Bush denied it, and Hillary took all the heat, but it was Sheehy who pulled a fast one, putting an off-the-record quote on the record. How do I know? I was working at V.F. in 1992, and I helped the head fact checker on that piece. After reviewing the transcript, we saw that Hillary had clearly gone off-the-record before she talked about the “Jennifer” rumors. We alerted Tina Brown to the situation, recommending that she cut the quote.

The rest is history. The “Jennifer” rumor was trumpeted in the press release, and instantly made the cover of the Daily News and the New York Post.
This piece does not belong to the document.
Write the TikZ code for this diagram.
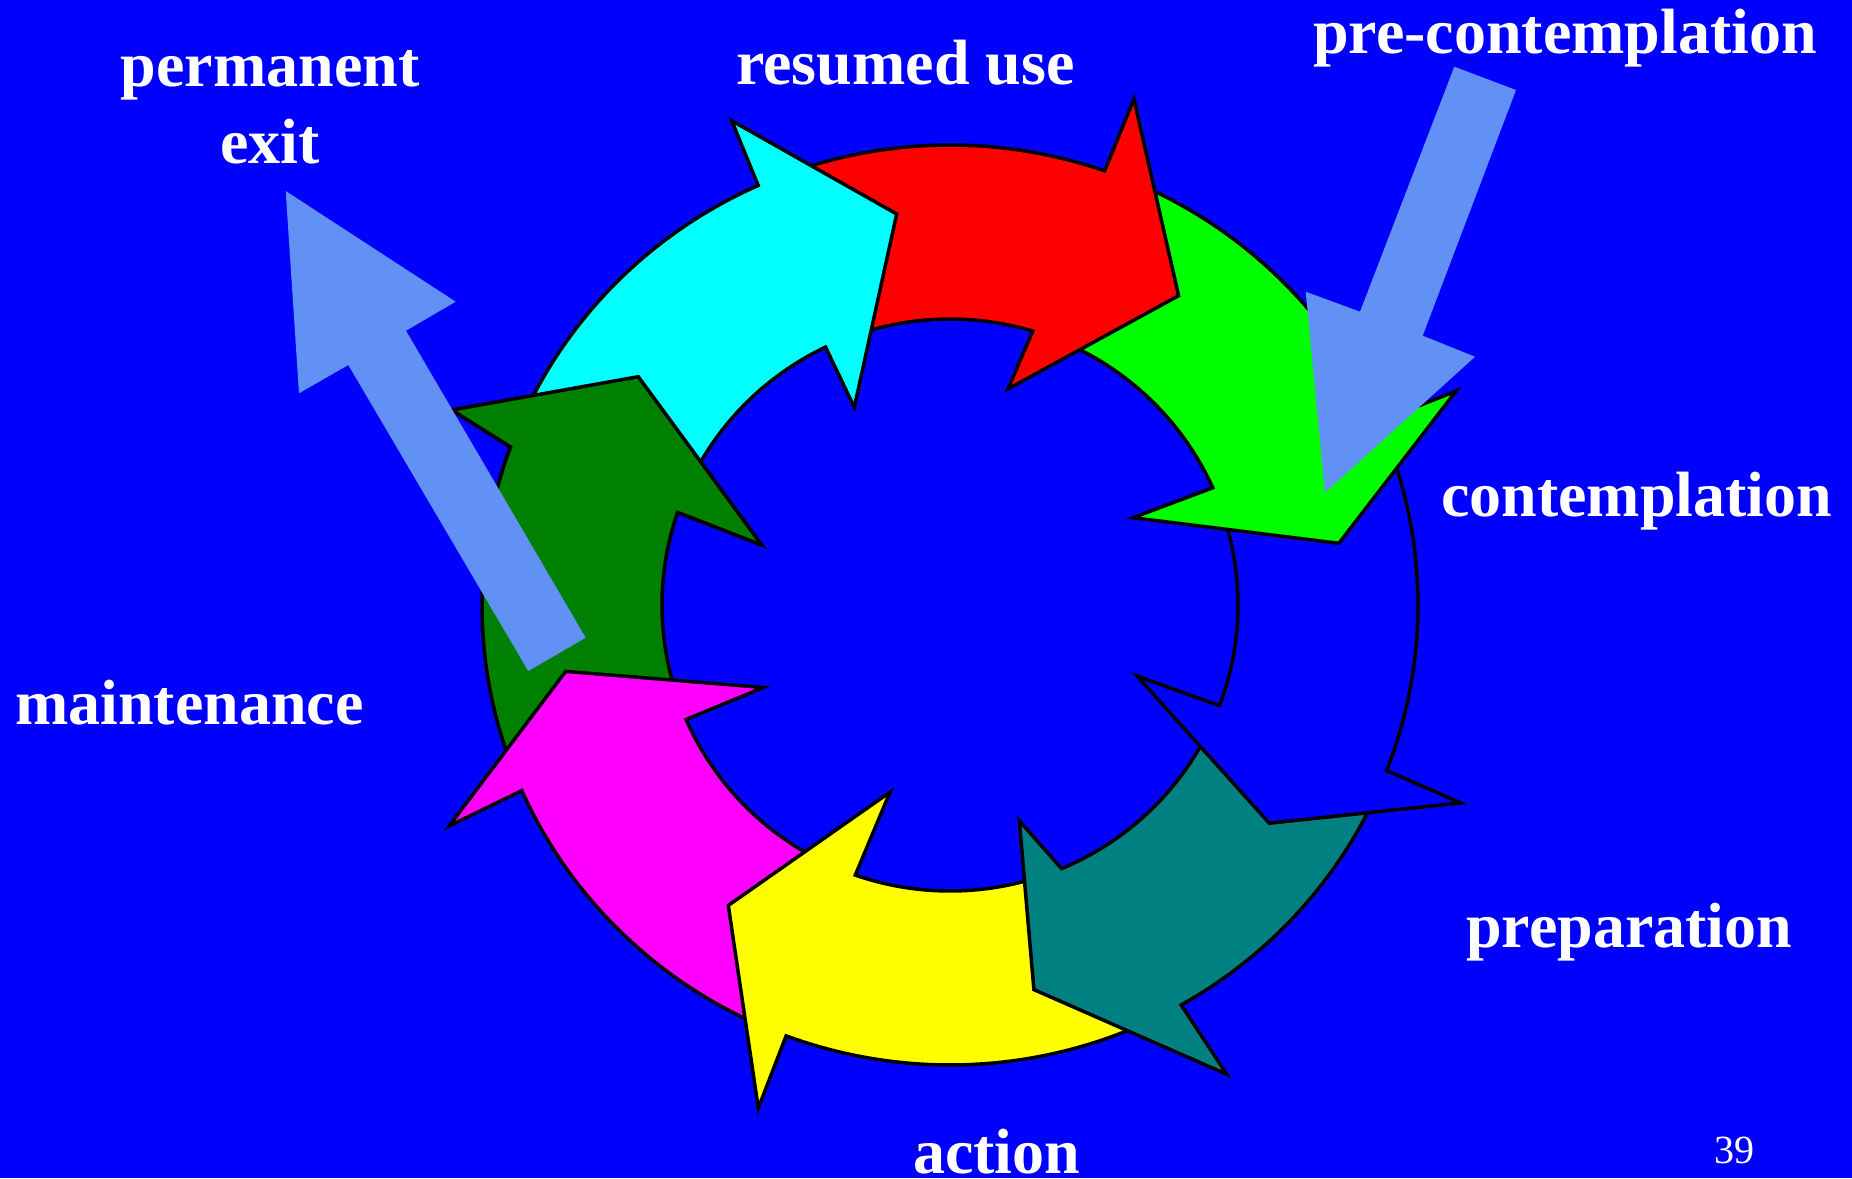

But few noticed Hillary’s official response: The quote was “a garbled version of a private conversation.” Back then, Sheehy told a reporter: “I don’t think you tell a journalist about a private conversation if you don’t want to have it printed.” (That’s a lesson Hillary learned the hard way.)

In a written response to the Voice, Sheehy first claimed the entire interview was on-the-record, but later switched to, “I never agreed to keeping that outburst off-the-record.” Tina Brown declined to comment, and Sheehy attributed the criticism to a plot by the “White House spin and counterattack machine.”


Sugar Daddies Sue Hitchens

  • It’s been a dark year for British writer Christopher Hitchens, whose brilliance and wit serve him well in the face of adversity. Last spring, the left began hounding Hitchens when he accused Sid Blumenthal of lying in testimony to Ken Starr. Then in April, when Verso published Hitchens’s book, No One Left to Lie To, the publisher and author were hit with a libel suit by Michael Copperthite, a Democratic consultant. The suit is pending in England, where it’s easier to sue authors than in the U.S.

    But there’s more. This September, the Voice has learned, Hitchens and Verso got sued again in English court. The plaintiffs are the Fanjul brothers of Palm Beach, Florida, Cuban exiles whose multinational Flo-Sun controls about a third of Florida’s sugarcane production. The family has a “sterling reputation,” says their lawyer Joseph Klock. (Indeed, Bill Clinton attended a fundraiser at Alfonso Fanjul’s home just last summer.) Klock says this is the first time the Fanjuls have ever filed a libel action.

    On pages 32 through 35 of No One Left to Lie To, Hitchens allegedly implies that the Fanjuls belong to “the Mob.” The offending passage goes something like this: As part of his triangulation method, Clinton panders to the interests of both “populism” and “the elite.” For example, in 1992, Clinton made promises to the left, even as he pocketed checks from Jorge Mas Canosa and Alfonso Fanjul. Hitchens telegraphs his problems with these controversial men; their foibles are chronicled in detailed exposés that appeared in The New York Times, July 1998, and Time, November 1998, respectively.

    After the 1993 inauguration, Hitchens suggests, the president sold out the little people. Driving home the triangulation conceit, he writes that “in Florida at least, Clinton had turned to The Mob rather than the mob. To the former constituency, at least, he kept his promise. Within weeks [of the inauguration], Interior Secretary Bruce Babbitt arranged a sweetheart deal on the Everglades with the Fanjul family.”

    Of course, a literary person would read the “Mob” reference as a pun, but some people have no imagination. Indeed, before his death in 1997, Jorge Mas Canosa successfully sued The New Republic over a headline that called him a “mobster.” And the Fanjuls seem to admire his strategy: Klock calls Hitchens’s “Mob” reference “absurd,” adding that the Fanjuls have “never been involved in a touch of scandal” and never received a “quid pro quo” for a campaign donation. “In Mr. Hitchens’s mind,” he says, “the turn of phrase is more important than truth.”

    Hitchens and Verso managing director Colin Robinson declined to comment.